That evening, ABC television interrupted its Sunday-night movie, Judgment at Nuremberg, to show a film clip of Selma’s bloody Sunday. In Washington, President Johnson publicly deplored such brutality; thousands of people in cities all over the country marched in sympathy demonstrations over the next few days.
In Atlanta, Martin Luther King was horrified at the news and guiltstricken that he had not been there with his people. But the events on Sunday also gave him an inspiration: he had long complained that clergymen “have too often been the taillight rather than the headlight” of the civil rights movement, and here was a tremendous opportunity to enlist them actively in the struggle. Accordingly he sent out a flurry of telegrams, summoning religious leaders across the nation to join him in Selma for “a ministers’ march to Montgomery” on Tuesday, March 9.

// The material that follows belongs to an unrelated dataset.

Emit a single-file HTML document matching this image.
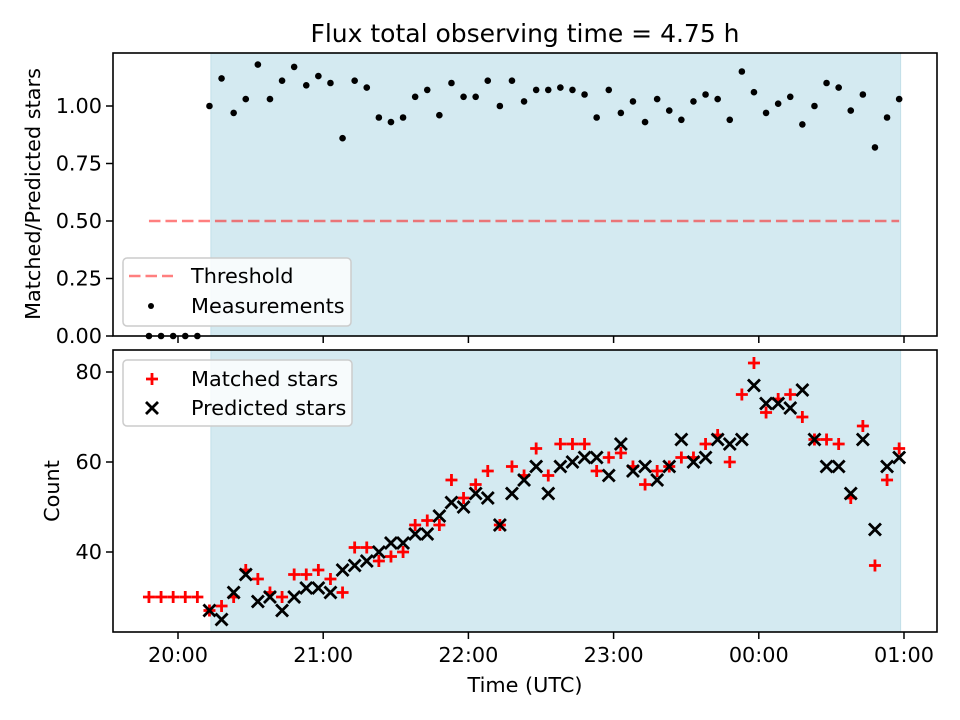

The response was sensational. Overnight some four hundred ministers, rabbis, priests, nuns, students, and lay leaders—black and white alike—rushed to stand in Selma’s streets with King. State authorities branded them all agitators. “Why not?” one retorted. “An agitator is the part of the washing machine that gets the dirt out.”
On Monday morning King’s attorneys filed into Judge Frank M. Johnson’s U.S. District Court in Montgomery and asked that he enjoin Alabama officials from blocking Tuesday’s march. King expected a favorable ruling since Johnson was thought to be the most sympathetic to civil rights of all the federal judges in the Deep South. But Judge Johnson refused to hand down an injunction that day. Instead he asked King to postpone the march until after a court hearing on Tuesday. At first King agreed. But when he reached Selma on Monday evening and found all those clergymen prepared to stand with him, he resolved to march as planned.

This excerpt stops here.